Department Seminar: Dr. Kenneth Belitz

2023 BIRDSALL-DREISS DISTINGUISHED LECTURE

Old problems, new approach: Applications of Ensemble-Tree Machine Learning to Hydrogeology

Dr. Kenneth Belitz
Research Hydrologist
US Geological Survey 

Ensemble tree modeling is a machine learning method well suited for representing complex non-linear phenomena. As such, ensemble tree modeling can be applied to a wide range of questions in hydrogeology, including questions related to hydrogeologic mapping.  

Some questions are problems of regression in which one seeks an estimate of a continuous variable.  For example, what is the depth to the water table across a region of interest? Other questions are problems of classification.  For example, across a region of interest and over a range of depths, is groundwater oxic or reduced?

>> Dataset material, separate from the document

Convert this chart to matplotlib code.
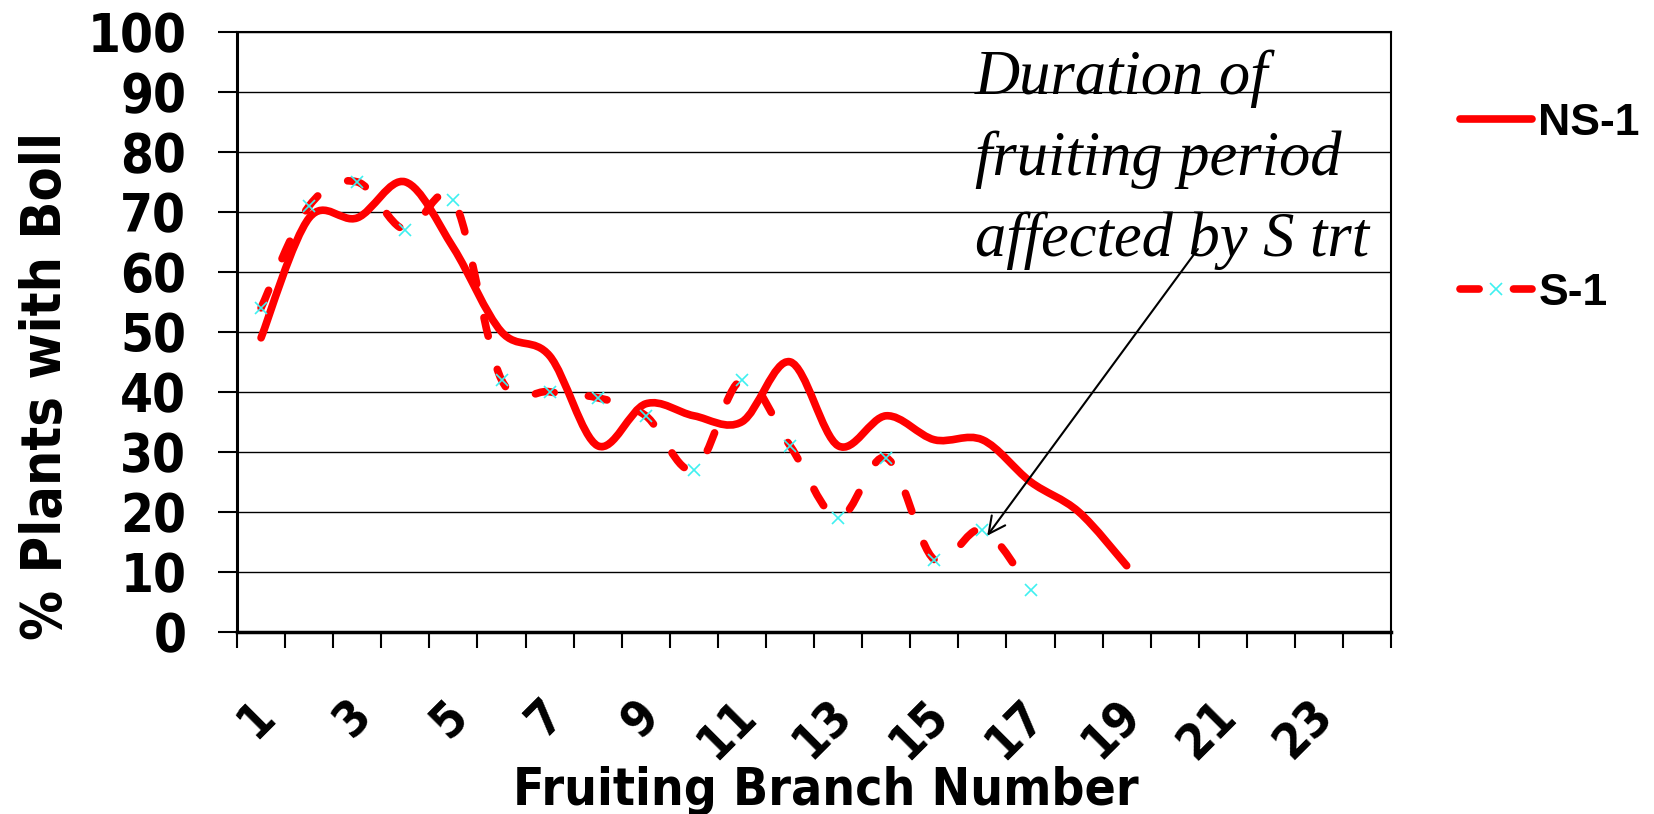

The U.S. Geological Survey National Water Quality Assessment project (NAWQA) has used ensemble tree methods to address questions related to groundwater quality at regional and national scales. Some of our models evaluate the three-dimensional distribution of factors that can affect groundwater quality, such as pH, redox, and groundwater age. In turn, the modeled factors were used in subsequent models to map the three-dimensional distribution of contaminant concentrations. In our experience, ensemble tree models are a powerful tool for answering difficult questions. They can be used as a complement to process-based modeling and to make predictions at scales that preclude the use of process-based approaches.

Dr. Kenneth Belitz is a Research Hydrologist in the Water Resources Mission Area of the United States Geological Survey (USGS). He received his B.A. in Geology from Binghamton University, and Ph.D. in hydrogeology from Stanford University in 1985.  His dissertation examined the evolution of large-scale groundwater flow in the Denver Basin under the direction of Dr. John Bredehoeft. Throughout his career, Ken has simultaneously pursued two fronts: improving the fundamental hydrogeologic framework of the conterminous U.S., and employing numerical models – and, most recently, machine learning – in novel ways to better understand regional-scale groundwater quality and to project our current understanding into unsampled space.